The S3220DGF offers four HDR picture modes. Three of them add edge enhancement, which makes the image look a bit artificial. Only the one labeled Desktop keeps the picture free of artifacts. It also offers the best accuracy for both color and luminance mapping.
HDR Brightness and Contrast
Any concerns about the S3220DGF’s brightness capability were addressed when we activated our HD Fury Integral. A full white field measured 506.7 nits brightness, which amply exceeds the monitor’s 450-nit rating. With so much output available, highlights really pop in HDR mode, making both games and videos look fantastic. A super-low black level delivers an impressive 18,026.2:1 HDR contrast ratio. Of all the edge-lit HDR displays we’ve reviewed, the S3220DGF has the largest dynamic range. Only a monitor with an OLED panel or full-array local dimming (FALD) backlight can do better.
Grayscale, EOTF and Color
It is possible to adjust the S3220DGF’s grayscale tracking in HDR mode, but those settings will carry over to SDR mode too. Luckily, the same tweaks work for both signal types.

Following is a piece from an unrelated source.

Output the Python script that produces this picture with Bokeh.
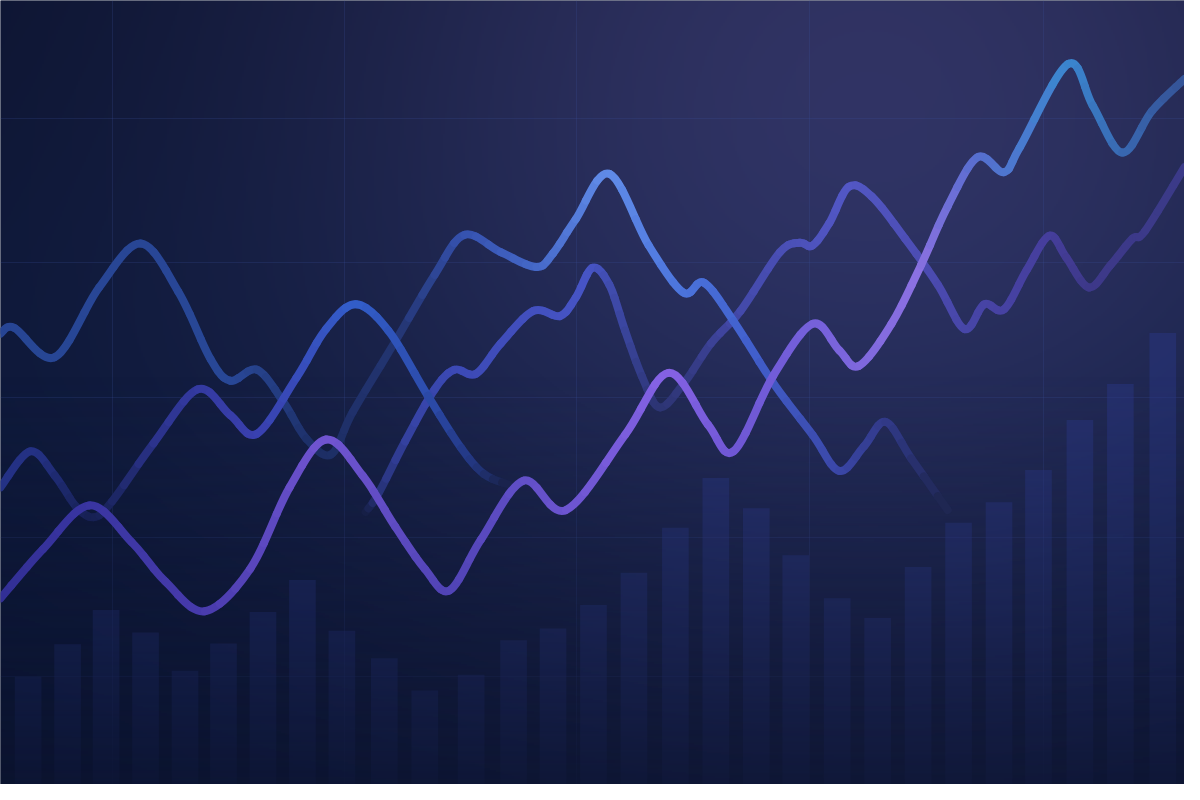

Brightness levels from 70% and up are a tad blue, but in actual content, this error will be very hard to spot. The EOTF high clip point of 69% is due to the excellent contrast built into this monitor.
In the color gamut tests, we see a general over-saturation of the inner targets with red hitting its 100% mark and green and blue coming up slightly short. That’s the color compromise we talked about earlier. The net result is a good picture that competently walks the line between sRGB and DCI.